P.F.: How about dealing with special effects which are plentiful?
That’s good moviemaking. He’s not depending on the effects to make the movie. If the characters hold you and you’re not just waiting for the next CGI, that’s good.
P.F.: What’s the appeal of Stephen King do you think?
I think the appeal is there because Stephen is not just a prolific writer but a really good writer, an excellent writer. If you look at the things that were made into movies, they were made into movies because they were really well drawn character studies. In the scary ones, the ones outside of things like Shawshank, what do you want for visuals? Carrie for instance. That was a character.
P.F: What about Bruce Almighty?
Full blown comedy. It’s a situation where I just go on vacation for a while. He says to me at one point, ‘You’re God, you can’t go on vacation.’ And my answer is, ‘Did you ever hear of the dark ages?’ I don’t make jokes, but he has a sense of humor.
P.F:Now you’ve talked about politics in the past and stuff like that…
I try not too actually. I got no business talking about politics.
P.F:Are you generally optimistic about what’s going on in the world. Are you concerned? Are you worried?

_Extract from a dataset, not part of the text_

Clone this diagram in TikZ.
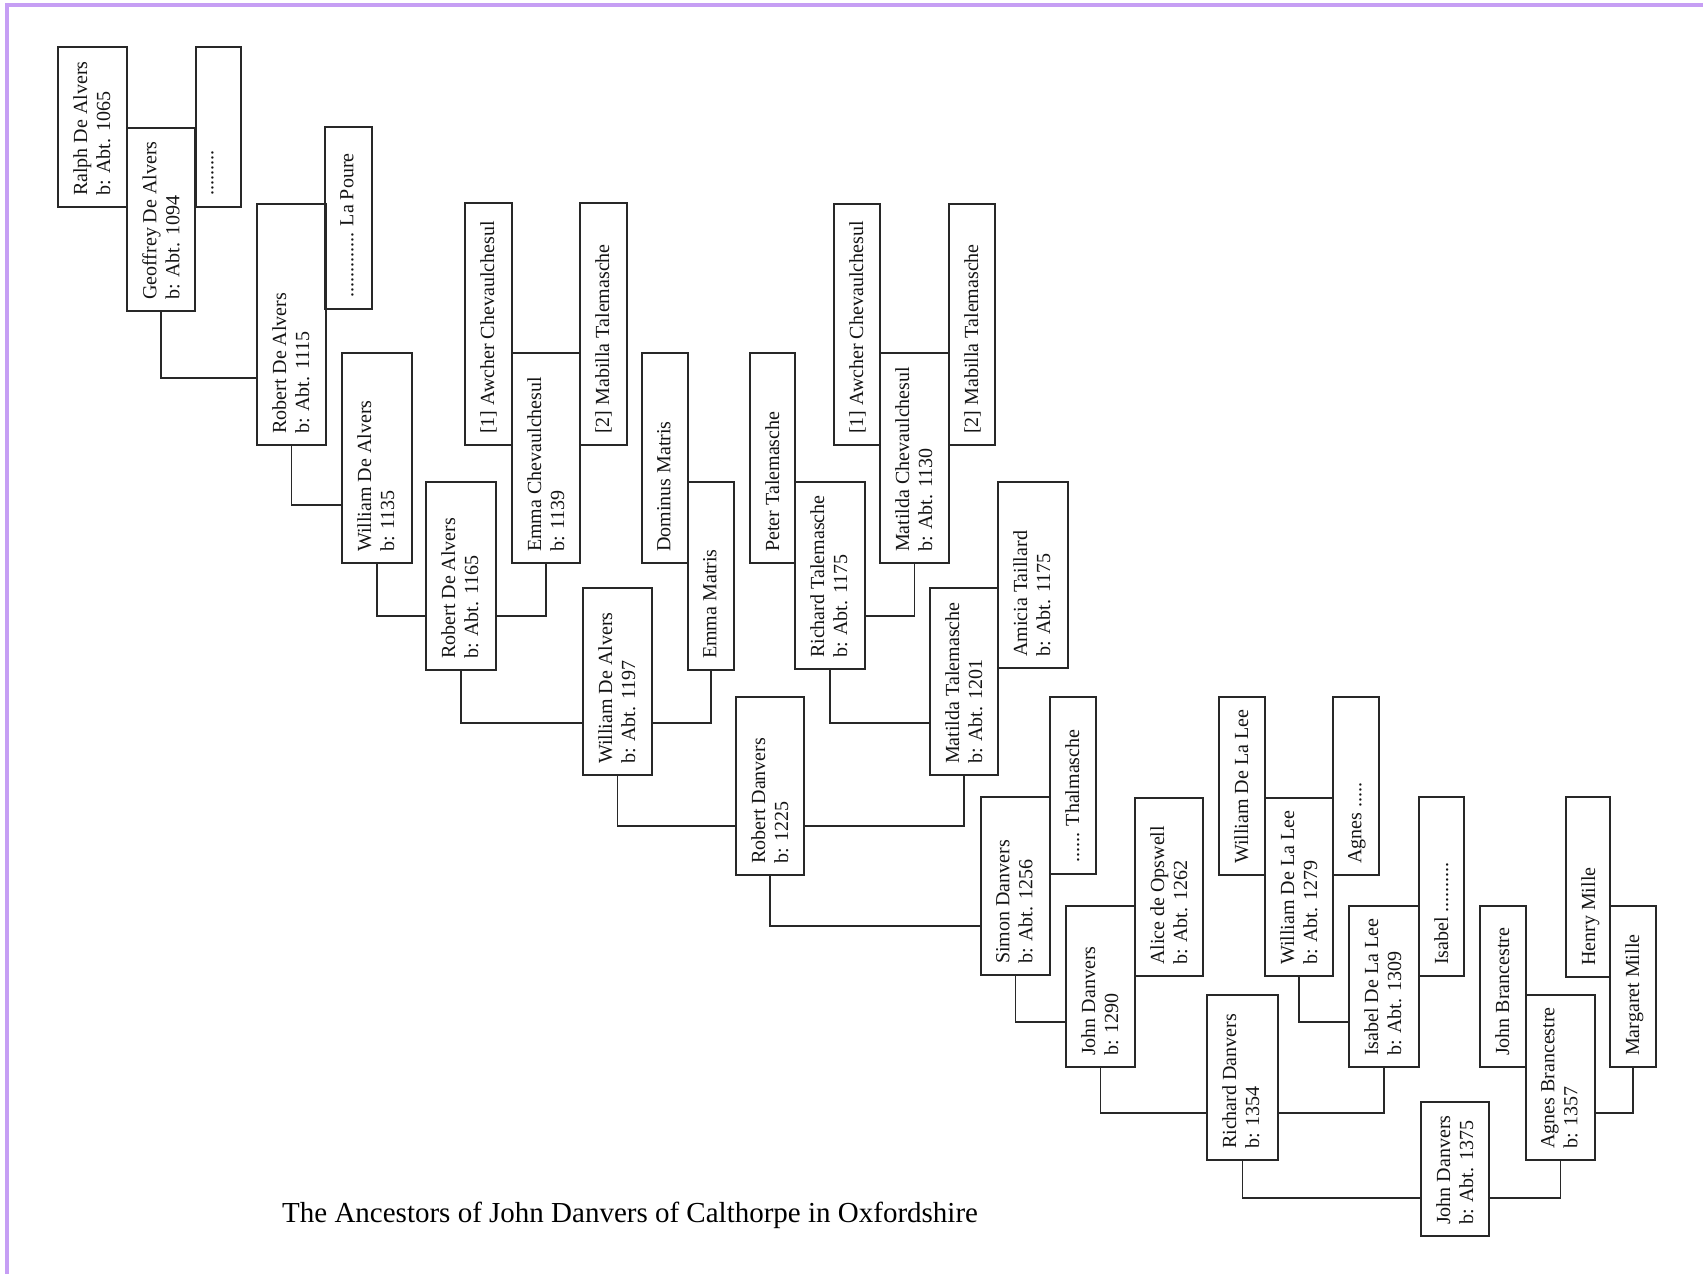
\documentclass[tikz,border=0pt]{standalone}
\usepackage{fontspec}
\setmainfont{Liberation Serif}
\begin{document}
\begin{tikzpicture}[x=1pt,y=-1pt,
  ink/.style={color={rgb,255:red,40;green,40;blue,40}},
  pbox/.style={draw,ink,line width=1.9pt,inner sep=0pt,outer sep=0pt},
  plabel/.style={rotate=90,inner sep=0pt,align=left,text={rgb,255:red,20;green,20;blue,20},
                 font=\fontsize{20}{23}\selectfont},
  link/.style={draw,ink,line width=1.9pt},
  frame/.style={draw,line width=3.2pt,color={rgb,255:red,198;green,158;blue,244}}]

% page extent
\useasboundingbox (0,0) rectangle (1703,1274);

% lavender page frame (top and left edges)
\draw[frame] (7,1274) -- (7,5) -- (1703,5);

% one person: name, left, top, right, bottom, text
\newcommand{\personbox}[6]{%
  \node[pbox,minimum width={(#4-#2)*1pt},minimum height={(#5-#3)*1pt},
        anchor=north west] (#1) at (#2,#3) {};
  \node[plabel,anchor=north west] (#1-t) at ([xshift=15pt,yshift=11pt]#1.south west) {#6};
}

% De Alvers line
\personbox{ralph}{58}{47}{127}{207}{Ralph De Alvers\\b: Abt. 1065}
\personbox{ralphw}{196}{47}{241}{207}{.........}
\personbox{geoffrey}{127}{128}{195}{311}{Geoffrey De Alvers\\b: Abt. 1094}
\personbox{lapoure}{325}{127}{372}{309}{............. La Poure}
\personbox{robertA}{257}{204}{326}{445}{Robert De Alvers\\b: Abt. 1115}
\personbox{williamA}{342}{353}{412}{563}{William De Alvers\\b: 1135}
\personbox{awcherA}{465}{203}{512}{445}{[1] Awcher Chevaulchesul}
\personbox{mabillaA}{580}{203}{627}{445}{[2] Mabilla Talemasche}
\personbox{emmaC}{512}{353}{580}{563}{Emma Chevaulchesul\\b: 1139}
\personbox{robertB}{426}{482}{496}{670}{Robert De Alvers\\b: Abt. 1165}
\personbox{dominus}{642}{353}{688}{563}{Dominus Matris}
\personbox{emmaM}{688}{482}{734}{670}{Emma Matris}
\personbox{williamB}{583}{588}{652}{775}{William De Alvers\\b: Abt. 1197}

% Talemasche line
\personbox{peter}{750}{353}{795}{563}{Peter Talemasche}
\personbox{richardT}{795}{482}{865}{669}{Richard Talemasche\\b: Abt. 1175}
\personbox{awcherB}{834}{204}{880}{445}{[1] Awcher Chevaulchesul}
\personbox{mabillaB}{949}{204}{995}{445}{[2] Mabilla Talemasche}
\personbox{matildaC}{880}{353}{949}{563}{Matilda Chevaulchesul\\b: Abt. 1130}
\personbox{amicia}{998}{482}{1068}{668}{Amicia Taillard\\b: Abt. 1175}
\personbox{matildaT}{930}{588}{998}{775}{Matilda Talemasche\\b: Abt. 1201}

% Danvers line
\personbox{robertD}{736}{697}{804}{875}{Robert Danvers\\b: 1225}
\personbox{thalmasche}{1050}{697}{1096}{874}{...... Thalmasche}
\personbox{simon}{981}{797}{1050}{975}{Simon Danvers\\b: Abt. 1256}
\personbox{alice}{1135}{798}{1203}{976}{Alice de Opswell\\b: Abt. 1262}
\personbox{johnA}{1066}{906}{1135}{1067}{John Danvers\\b: 1290}

% De La Lee line
\personbox{williamL}{1219}{697}{1265}{875}{William De La Lee}
\personbox{agnesL}{1333}{697}{1379}{875}{Agnes .....}
\personbox{williamM}{1265}{798}{1333}{976}{William De La Lee\\b: Abt. 1279}
\personbox{isabelL}{1349}{906}{1419}{1067}{Isabel De La Lee\\b: Abt. 1309}
\personbox{isabelW}{1419}{797}{1464}{976}{Isabel ..........}
\personbox{richardD}{1207}{995}{1278}{1160}{Richard Danvers\\b: 1354}
\personbox{johnB}{1421}{1102}{1489}{1236}{John Danvers\\b: Abt. 1375}

% Brancestre and Mille
\personbox{johnBr}{1480}{906}{1526}{1067}{John Brancestre}
\personbox{agnesBr}{1526}{995}{1595}{1160}{Agnes Brancestre\\b: 1357}
\personbox{henry}{1566}{797}{1610}{977}{Henry Mille}
\personbox{margaret}{1610}{906}{1656}{1067}{Margaret Mille}

% parent-to-child connectors
\draw[link] (geoffrey.south) |- ([yshift=67pt]robertA.south west);
\draw[link] (robertA.south)  |- ([yshift=58pt]williamA.south west);
\draw[link] (williamA.south) |- ([yshift=54pt]robertB.south west);
\draw[link] (emmaC.south)    |- ([yshift=54pt]robertB.south east);
\draw[link] (robertB.south)  |- ([yshift=52pt]williamB.south west);
\draw[link] (emmaM.south)    |- ([yshift=52pt]williamB.south east);
\draw[link] (williamB.south) |- ([yshift=49pt]robertD.south west);
\draw[link] (matildaC.south) |- ([yshift=53pt]richardT.south east);
\draw[link] (richardT.south) |- ([yshift=52pt]matildaT.south west);
\draw[link] (matildaT.south) |- ([yshift=49pt]robertD.south east);
\draw[link] (robertD.south)  |- ([yshift=49pt]simon.south west);
\draw[link] (simon.south)    |- ([yshift=45pt]johnA.south west);
\draw[link] (johnA.south)    |- ([yshift=47pt]richardD.south west);
\draw[link] (williamM.south) |- ([yshift=45pt]isabelL.south west);
\draw[link] (isabelL.south)  |- ([yshift=47pt]richardD.south east);
\draw[link] (richardD.south) |- ([yshift=38pt]johnB.south west);
\draw[link] (agnesBr.south)  |- ([yshift=38pt]johnB.south east);
\draw[link] (margaret.south) |- ([yshift=47pt]agnesBr.south east);

% caption
\node[anchor=base west,inner sep=0pt,font=\fontsize{29}{34}\selectfont] (title)
  at (282,1222) {The Ancestors of John Danvers of Calthorpe in Oxfordshire};
\end{tikzpicture}
\end{document}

Oh, I’m very worried about what’s going on in the world at the moment because we have this Napoleonic president, by Napoleonic I mean he’s a man who just seems to need to search himself. It doesn’t make sense. I don’t have any love loss on Saddam Hussein. If he needs to be removed from office, fine. You have to find the right way to do it, but going to war, nah, with the people. To do what. What is the real reason? Because he’s harbouring weapons of mass destruction?
P.F:So, it is with North Korea?
So, it is with North Korea…
Why are we acting to acquiesce to this? We do not need the Iraqi oil. We have Kuwait oil…It’s the same pool. That’s why Kuwait’s there. That’s why Kuwait was set up. You think that country could exist there without somebody backing it?
We’re talking about a piece of Iraq. So, we keep this. That’s my noise. I am terribly upset about the whole thing.